Zarówno pierwsze jak i drugie wg. mnie smiesznie tanio.. W bdg ceny zaczynają się od 50zł do np. 190 w salonie peugeot.. heh
A te wskaźniki - to może być wszystko ;)
-
Pewnie doładowanie, i ciśnienie. Ktoś sobie dołożył.
-
oprócz tego ktoś jeszcze dołożył tarcze na tył gdzie standardowo były bębny. warto się interesować takim modzonym autem?
-
Cytat:
Napisał
boch
warto się interesować takim modzonym autem?

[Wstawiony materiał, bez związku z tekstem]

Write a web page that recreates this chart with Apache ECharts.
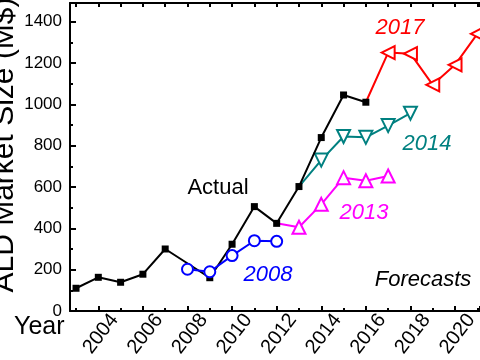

To chyba zależy - jak jakieś auto klubowe i można poczytać co było robione i jak to czemu nie..
-
Ciekawe fajne miejsce w stilo tylko juz kubka z kawą nie położy. hehe
-
-
Boch co ty tak narzekasz na 1,6 16V najlepsze silniczki i sterowniki nie ma się co psuć.Ja drugim samochodem śmigam w takiej konfiguracji i jest super.Kiedys miałem kłopot z falującymi obrotami i żadne podłączenie pod kompa nic nie dało.Dopiero drogą eksperymentów i błędów wyeliminowałem wszystkie możliwe awarie i padło na główny przekaźnik zasilający komputer pokładowy i pompę paliwa.10 minut z drobnym papierem ściernym i samochodzik chodził jak brzytwa.
-
A ja się przymierzam do sprzęgła. Niestety powoli już chyba się kończy. Co jak co, swoje zrobiło. Kompletuje części i może jak wybije wolne w następny piątek (16.08) to oddam do mechanika ;) Sam się nie porywam na wymianę sprzęgła.